What’s the best way of spending an extra £2bn to boost housing output? Is it really to give every first-time buyer couple a lump sum of up to £6,000?
George Osborne has committed future governments to spend £2,165 millions over the next five years to subsidise first-time buyers towards building their deposits. This is a new spending commitment: the Office of Budget Responsibility has already flagged it up as one of only five ‘very high risk’ Budget proposals, and it’s the most expensive of the five. The cost estimate is little more than a shot in the dark – if you’re giving money away from a supposedly bottomless pot, how can you possibly know how many people will want to dip into it?
It’s not as if this is the only ruse by the Chancellor which is stacking up commitments for future governments. As the UK Housing Review 2015 shows for the first time, the measures to boost the house market or subsidise developers were already due to clock up a massive figure over the period to 2020. The Budget give-away (sorry, ‘Help to Buy ISA’) brings the total commitment in terms of grants, loans and guarantees to a staggering £33bn. As Jules Birch asked in his live blog on the Budget, what would the reaction have been when the government first proposed equity loans (Help to Buy 1) and mortgage guarantees (Help to Buy 2), if it had said the next stage would be to give people free money?
It so happens that the sums now being allocated towards boosting the market are precisely double the total of grants, loans and guarantees for building affordable homes (£16.5bn). Furthermore, just looking at grants alone, the ISA scheme means that the government is now committed to direct spending over £2.7bn on the private market. To put this in perspective, this is equal to 58% of the commitment in grant over the same period to the Affordable Homes Programme (£4.7bn). Is Osborne really saying that handing over dollops of cash to first-time buyers can be justified, while the supposed need to tackle the deficit is forcing down direct investment in affordable house building to its lowest level for more than a decade?
This not only makes nonsense of government arguments about austerity, it also shows yet again that the government favours the better-off, as of course the scheme will dispense money in inverse proportion to need.
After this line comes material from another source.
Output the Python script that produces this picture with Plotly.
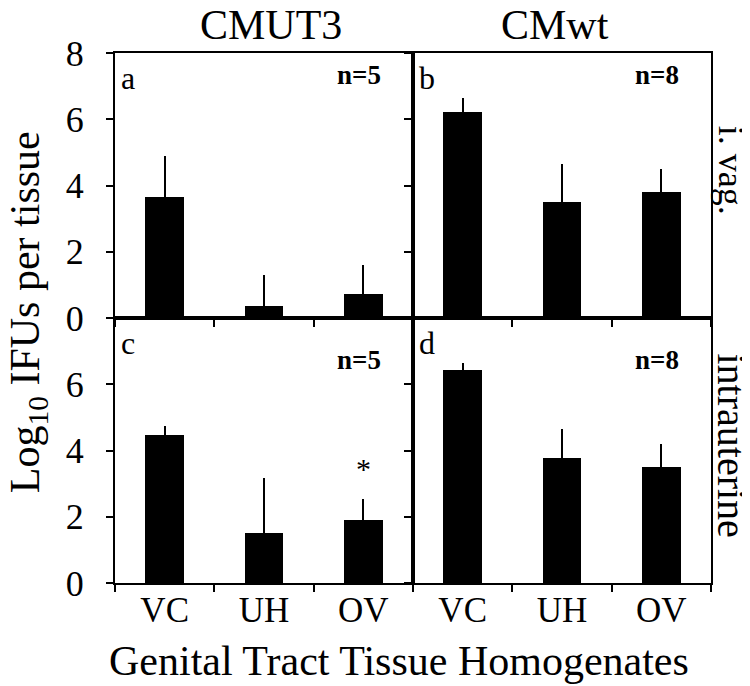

Why? – because the lucky couples who have the incomes (or the bank of mum and dad) that enable them to save the maximum of £24,000 will hit the jackpot – £6,000 – in terms of government subsidy towards their deposit. It is not difficult to see that the scheme might be so attractive that it costs much more than the amount budgeted for it, perhaps forcing a cut in the already depleted Affordable Homes Programme.
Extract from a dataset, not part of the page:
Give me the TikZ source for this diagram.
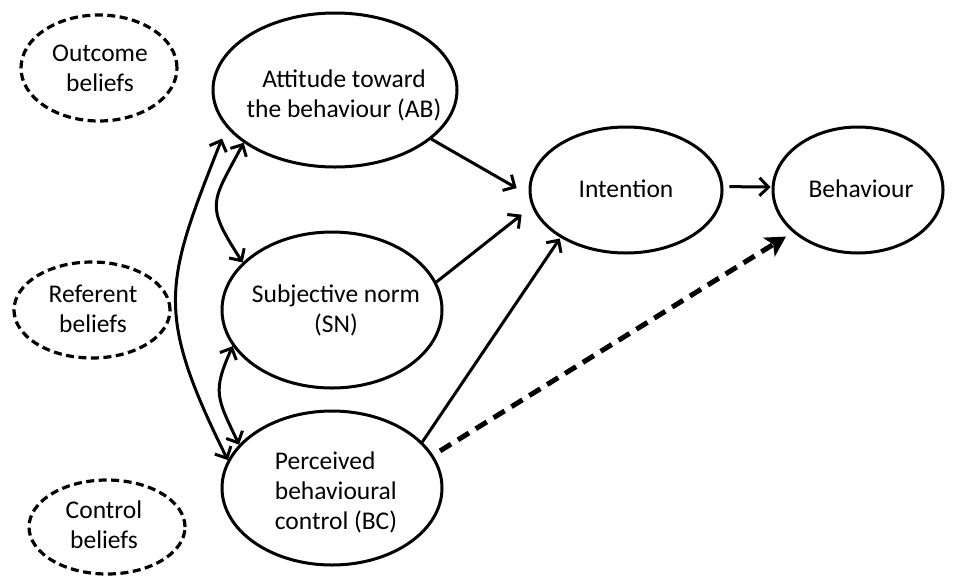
\documentclass[tikz,border=0pt]{standalone}
\usepackage{fontspec}
\setmainfont{Carlito}
\usetikzlibrary{shapes.geometric,arrows.meta}
\begin{document}
\begin{tikzpicture}[x=1pt,y=-1pt,
  ell/.style={ellipse,draw,line width=3pt,inner sep=0pt},
  belief/.style={ellipse,draw,inner sep=0pt,line width=3.2pt,dash pattern=on 8pt off 4.5pt},
  txt/.style={inner sep=0pt,font=\fontsize{25.5}{30}\selectfont,align=center},
  arr/.style={line width=3pt,-{Straight Barb[length=9pt,width=18pt]}},
  dbl/.style={line width=3pt,{Straight Barb[length=9pt,width=18pt]}-{Straight Barb[length=9pt,width=18pt]}},
  darr/.style={line width=5pt,dash pattern=on 13pt off 8pt,-{Stealth[length=20pt,width=22pt,inset=5pt]}}]
\useasboundingbox (0,0) rectangle (965,576);
% ellipses
\node[belief,minimum width=156pt,minimum height=106pt] (OB) at (99,68) {};
\node[ell,minimum width=244pt,minimum height=154pt] (AB) at (335,90) {};
\node[belief,minimum width=156pt,minimum height=96pt] (RB) at (92,310) {};
\node[ell,minimum width=220pt,minimum height=156pt] (SN) at (332,310) {};
\node[ell,minimum width=220pt,minimum height=154pt] (BC) at (332,488) {};
\node[belief,minimum width=156pt,minimum height=94pt] (CB) at (107,527) {};
\node[ell,minimum width=192pt,minimum height=126pt] (Int) at (626,190) {};
\node[ell,minimum width=170pt,minimum height=126pt] (Beh) at (858,190) {};
% texts
\node[txt] (OBt) at (100,68) {Outcome\\beliefs};
\node[txt] (ABt) at (344,95) {Attitude toward\\the behaviour (AB)};
\node[txt] (RBt) at (93,309) {Referent\\beliefs};
\node[txt] (SNt) at (336,310) {Subjective norm\\(SN)};
\node[txt,align=left] (BCt) at (336,492) {Perceived\\behavioural\\control (BC)};
\node[txt] (CBt) at (104,525) {Control\\beliefs};
\node[txt] (Intt) at (626,189) {Intention};
\node[txt] (Beht) at (861,189) {Behaviour};
% connectors
\draw[arr,shorten >=14pt] (AB.-27) -- (Int.183);
\draw[arr,shorten >=13pt] (SN.15) -- (Int.190);
\draw[arr,shorten >=1pt] (BC.27) -- (Int.216);
\draw[arr,shorten <=6pt,shorten >=1pt] (Int.2) -- (Beh.178);
\draw[darr,shorten <=8pt,shorten >=8pt] (BC.18) -- (Beh.213);
% double-headed curves
\draw[dbl,shorten >=12pt] (BC.165) .. controls (154,311) and (165,283) .. (AB.199);
\draw[dbl] (AB.210) .. controls (211,204) and (205,204) .. (SN.152);
\draw[dbl] (SN.200) .. controls (212,392) and (217,398) .. (BC.155);
\end{tikzpicture}
\end{document}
And to make the most obvious point last, if a tranche of first-time buyers suddenly has access to bigger deposits, while supply of new housing continues to stagnate, the likely effect is a boost in house prices. In other words, while some lucky ISA holders will now get onto the property ladder, for those who can’t save as much it will be even more difficult than before to buy their first home. Given evidence from Zoopla that the current Help to Buy scheme is already feeding higher prices while having little effect on supply, this outcome seems inevitable. But perhaps this is just what Osborne quietly wants to achieve?
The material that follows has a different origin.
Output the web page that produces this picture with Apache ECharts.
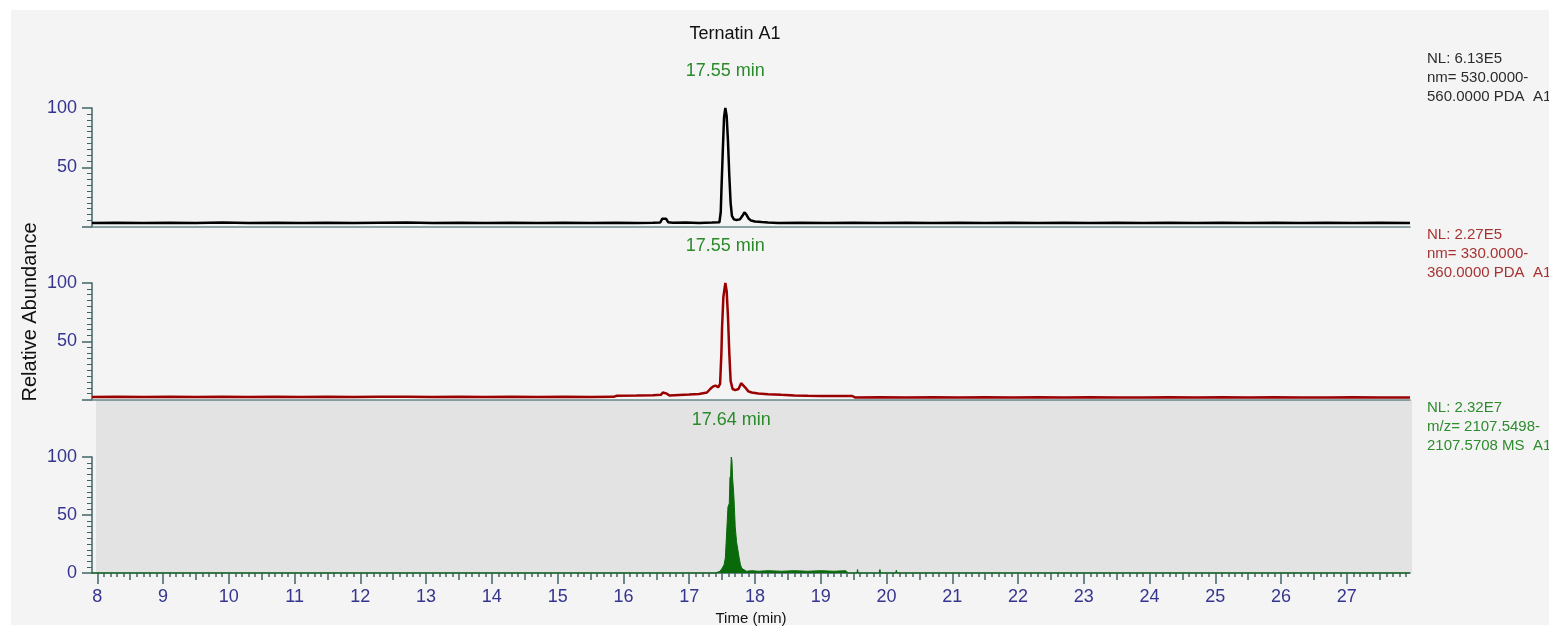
<!DOCTYPE html>
<html>
<head>
<meta charset="utf-8">
<title>Ternatin A1</title>
<script src="https://cdn.jsdelivr.net/npm/echarts@6/dist/echarts.min.js"></script>
<style>
  html, body { margin: 0; padding: 0; background: #fff; }
  #chart { width: 1549px; height: 633px; }
</style>
</head>
<body>
<div id="chart"></div>
<script>
// time range of the run (min)
const tMin = 7.92;
const tMax = 27.96;

const xTickLabels = [8, 9, 10, 11, 12, 13, 14, 15, 16, 17, 18, 19, 20, 21, 22, 23, 24, 25, 26, 27];
const yTickLabels = [0, 50, 100];
const peakTimes = [17.55, 17.55, 17.64];

const channelNotes = [
    'NL: 6.13E5\nnm= 530.0000-\n560.0000 PDA  A1',
    'NL: 2.27E5\nnm= 330.0000-\n360.0000 PDA  A1',
    'NL: 2.32E7\nm/z= 2107.5498-\n2107.5708 MS  A1'
];

// PDA 530-560 nm, [time, relative abundance]
const pdaVis = [
    [7.92,3.0],[8.3,3.2],[8.7,2.9],[9.1,3.1],[9.5,3.0],[9.9,3.3],[10.3,2.9],[10.7,3.1],[11.1,3.0],[11.5,3.2],
    [11.9,2.9],[12.3,3.1],[12.7,3.3],[13.1,3.0],[13.5,3.1],[13.9,2.9],[14.3,3.2],[14.7,3.0],[15.1,3.1],[15.5,2.9],
    [15.9,3.2],[16.2,3.0],[16.45,3.2],[16.56,3.4],[16.59,6.5],[16.62,8.0],[16.65,6.5],[16.68,3.6],[16.75,3.1],
    [16.95,3.3],[17.15,3.0],[17.35,3.3],[17.46,3.6],[17.48,12],[17.49,30],[17.51,62],[17.53,92],[17.55,100],
    [17.57,93],[17.59,72],[17.61,43],[17.63,20],[17.65,9],[17.68,6],[17.72,5.5],[17.77,6],[17.81,9],[17.84,12],
    [17.87,10],[17.90,7],[17.94,5],[18.0,4.2],[18.1,3.7],[18.2,3.4],[18.35,3.0],[18.7,3.1],[19.1,2.9],[19.5,3.2],
    [19.9,3.0],[20.3,3.1],[20.7,2.9],[21.1,3.2],[21.5,3.0],[21.9,3.1],[22.3,2.9],[22.7,3.2],[23.1,3.0],[23.5,3.1],
    [23.9,3.0],[24.3,3.2],[24.7,2.9],[25.1,3.1],[25.5,3.0],[25.9,3.2],[26.3,2.9],[26.7,3.1],[27.1,3.0],[27.5,3.2],
    [27.96,3.0]
];

// PDA 330-360 nm
const pdaUv = [
    [7.92,2.2],[8.3,2.4],[8.7,2.1],[9.1,2.3],[9.5,2.2],[9.9,2.4],[10.3,2.1],[10.7,2.3],[11.1,2.2],[11.5,2.4],
    [11.9,2.1],[12.3,2.3],[12.7,2.4],[13.1,2.2],[13.5,2.3],[13.9,2.1],[14.3,2.4],[14.7,2.2],[15.1,2.3],[15.5,2.2],
    [15.85,2.3],[15.9,3.2],[16.2,3.4],[16.45,3.6],[16.57,4.0],[16.60,6.0],[16.63,7.0],[16.66,5.0],[16.70,3.4],
    [16.85,3.8],[17.0,4.2],[17.15,4.8],[17.27,6.0],[17.32,9.0],[17.36,11],[17.40,12],[17.44,10.5],[17.47,13.5],
    [17.49,40],[17.50,62],[17.52,88],[17.55,100],[17.57,93],[17.59,71],[17.61,40],[17.63,16],[17.66,9],[17.70,8],
    [17.75,9],[17.79,14],[17.82,15],[17.85,10.5],[17.90,7],[17.95,6],[18.05,5.2],[18.2,4.6],[18.4,4.0],[18.6,3.5],
    [18.8,3.2],[19.0,3.0],[19.25,2.9],[19.48,3.0],[19.52,1.8],[19.9,1.9],[20.3,1.7],[20.7,1.9],[21.1,1.8],[21.5,1.9],
    [21.9,1.7],[22.3,1.9],[22.7,1.8],[23.1,1.9],[23.5,1.7],[23.9,1.8],[24.3,1.9],[24.7,1.7],[25.1,1.9],[25.5,1.8],
    [25.9,1.9],[26.3,1.7],[26.7,1.8],[27.1,1.9],[27.5,1.8],[27.96,1.8]
];

// MS XIC m/z 2107.5498-2107.5708
const msXic = [
    [7.92,0],[17.40,0],[17.43,1.0],[17.47,1.5],[17.50,4],[17.53,7],[17.55,13],[17.58,14],[17.59,57],[17.61,60],
    [17.62,82],[17.63,84],[17.64,100],[17.65,97],[17.66,82],[17.68,66],[17.70,40],[17.72,27],[17.74,20],[17.76,13],
    [17.78,7],[17.80,4],[17.83,2.5],[17.87,1.5],[17.95,2.0],[18.05,1.5],[18.2,2.0],[18.4,1.5],[18.6,2.0],[18.8,1.5],
    [19.0,2.0],[19.2,1.5],[19.38,2.0],[19.42,0],[19.55,0],[19.56,3],[19.57,0],[19.89,0],[19.90,3],[19.91,0],
    [20.14,0],[20.15,2.5],[20.16,0],[27.96,0]
];

const traceColors = ['#000000', '#990000', '#0a6a0a'];
const noteColors = ['#2b2b2b', '#a83232', '#2e8b2e'];
const peakColor = '#2a8a2a';
const axisColor = '#3f6464';
const labelColor = '#35358f';
const font = 'Liberation Sans, Arial, sans-serif';

// tick positions for the time axis
const halfTicks = [];
const tenthTicks = [];
for (let k = 80; k <= 279; k++) {
    if (k % 10 === 0) continue;
    if (k % 5 === 0) halfTicks.push(k / 10);
    else tenthTicks.push(k / 10);
}

const grids = [
    { left: 92, width: 1318, top: 108, height: 118.5 },
    { left: 92, width: 1318, top: 283, height: 116.5 },
    { left: 92, width: 1318, top: 457, height: 116 }
];

function yAxisFor(gi, showZero) {
    return {
        type: 'value', gridIndex: gi, min: 0, max: 100, interval: 50,
        axisLine: { show: true, lineStyle: { color: axisColor, width: 1.5 } },
        axisTick: { show: true, length: 10, lineStyle: { color: axisColor, width: 1.5 } },
        minorTick: { show: true, splitNumber: 10, length: 5, lineStyle: { color: axisColor, width: 1 } },
        splitLine: { show: false },
        axisLabel: {
            color: labelColor, fontSize: 18, fontFamily: font, margin: 15,
            formatter: v => (v === 0 && !showZero) ? '' : (yTickLabels.indexOf(v) >= 0 ? String(v) : '')
        }
    };
}

const xAxes = [
    {
        type: 'value', gridIndex: 0, min: tMin, max: tMax,
        axisLine: { show: true, onZero: false, lineStyle: { color: '#6a8888', width: 1.5 } },
        axisTick: { show: false }, axisLabel: { show: false }, splitLine: { show: false }
    },
    {
        type: 'value', gridIndex: 1, min: tMin, max: tMax,
        axisLine: { show: true, onZero: false, lineStyle: { color: '#6a8888', width: 1.5 } },
        axisTick: { show: false }, axisLabel: { show: false }, splitLine: { show: false }
    },
    {
        type: 'value', gridIndex: 2, min: tMin, max: tMax, position: 'bottom', offset: 0,
        name: 'Time (min)', nameLocation: 'middle', nameGap: 38,
        nameTextStyle: { color: '#111', fontSize: 15, fontFamily: font },
        axisLine: { show: true, onZero: false, lineStyle: { color: axisColor, width: 1.5 } },
        axisTick: { show: true, length: 11, customValues: xTickLabels, lineStyle: { color: axisColor, width: 1.5 } },
        axisLabel: { show: true, customValues: xTickLabels, color: labelColor, fontSize: 18, fontFamily: font, margin: 15 },
        splitLine: { show: false }
    },
    {
        type: 'value', gridIndex: 2, min: tMin, max: tMax, position: 'bottom', offset: 0,
        axisLine: { show: false },
        axisTick: { show: true, length: 7, customValues: halfTicks, lineStyle: { color: axisColor, width: 1.5 } },
        axisLabel: { show: false }, splitLine: { show: false }
    },
    {
        type: 'value', gridIndex: 2, min: tMin, max: tMax, position: 'bottom', offset: 0,
        axisLine: { show: false },
        axisTick: { show: true, length: 4, customValues: tenthTicks, lineStyle: { color: axisColor, width: 1.5 } },
        axisLabel: { show: false }, splitLine: { show: false }
    }
];

function peakMark(i) {
    return {
        symbol: 'circle', symbolSize: 1,
        itemStyle: { color: 'rgba(0,0,0,0)' },
        label: {
            show: true, position: 'top', distance: 27,
            color: peakColor, fontSize: 18, fontFamily: font,
            formatter: () => peakTimes[i].toFixed(2) + ' min'
        },
        data: [{ coord: [peakTimes[i], 100] }]
    };
}

const series = [
    {
        type: 'line', name: 'PDA 530-560 nm', xAxisIndex: 0, yAxisIndex: 0, data: pdaVis,
        showSymbol: false, symbol: 'none', clip: false,
        lineStyle: { color: traceColors[0], width: 2.5 }, markPoint: peakMark(0)
    },
    {
        type: 'line', name: 'PDA 330-360 nm', xAxisIndex: 1, yAxisIndex: 1, data: pdaUv,
        showSymbol: false, symbol: 'none', clip: false,
        lineStyle: { color: traceColors[1], width: 2.5 }, markPoint: peakMark(1)
    },
    {
        type: 'line', name: 'MS', xAxisIndex: 2, yAxisIndex: 2, data: msXic,
        showSymbol: false, symbol: 'none', clip: false,
        lineStyle: { color: traceColors[2], width: 1 },
        areaStyle: { color: traceColors[2], opacity: 1 },
        markPoint: peakMark(2)
    }
];

const chart = echarts.init(document.getElementById('chart'));

chart.setOption({
    animation: false,
    backgroundColor: '#ffffff',
    title: {
        text: 'Ternatin A1', left: 730, top: 20, textAlign: 'center',
        textStyle: { color: '#111', fontSize: 18, fontWeight: 'normal', fontFamily: font }
    },
    graphic: [
        { type: 'rect', z: -10, shape: { x: 11, y: 10, width: 1538, height: 615 }, style: { fill: '#f4f4f4' } },
        { type: 'rect', z: -9, shape: { x: 96, y: 400, width: 1316, height: 173 }, style: { fill: '#e3e3e3' } },
        {
            type: 'text', x: 30, y: 312, rotation: Math.PI / 2,
            style: { text: 'Relative Abundance', fill: '#111', font: '20px ' + font, align: 'center', verticalAlign: 'middle' }
        },
        {
            type: 'text', x: 1427, y: 49,
            style: { text: channelNotes[0], fill: noteColors[0], font: '15px ' + font, lineHeight: 19, verticalAlign: 'top' }
        },
        {
            type: 'text', x: 1427, y: 225,
            style: { text: channelNotes[1], fill: noteColors[1], font: '15px ' + font, lineHeight: 19, verticalAlign: 'top' }
        },
        {
            type: 'text', x: 1427, y: 398,
            style: { text: channelNotes[2], fill: noteColors[2], font: '15px ' + font, lineHeight: 19, verticalAlign: 'top' }
        }
    ],
    grid: grids,
    xAxis: xAxes,
    yAxis: [yAxisFor(0, false), yAxisFor(1, false), yAxisFor(2, true)],
    series: series
});
</script>
</body>
</html>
It’s perhaps not surprising in an election period that the government has given up on rational attempts to increase house building in favour of making promises of free money. But as Jan Crosby of accountants KPMG cryptically commented: “It would be better to have an ISA to help fund the building of new homes – not the buying of them.” Indeed. However, a future Labour government could do even better, it could put this money towards bringing housing investment back up to the levels achieved in 2010, as Red Brick has just argued. Someone has to call a halt to this housing market madness, who will have the guts to at least describe it as what it is?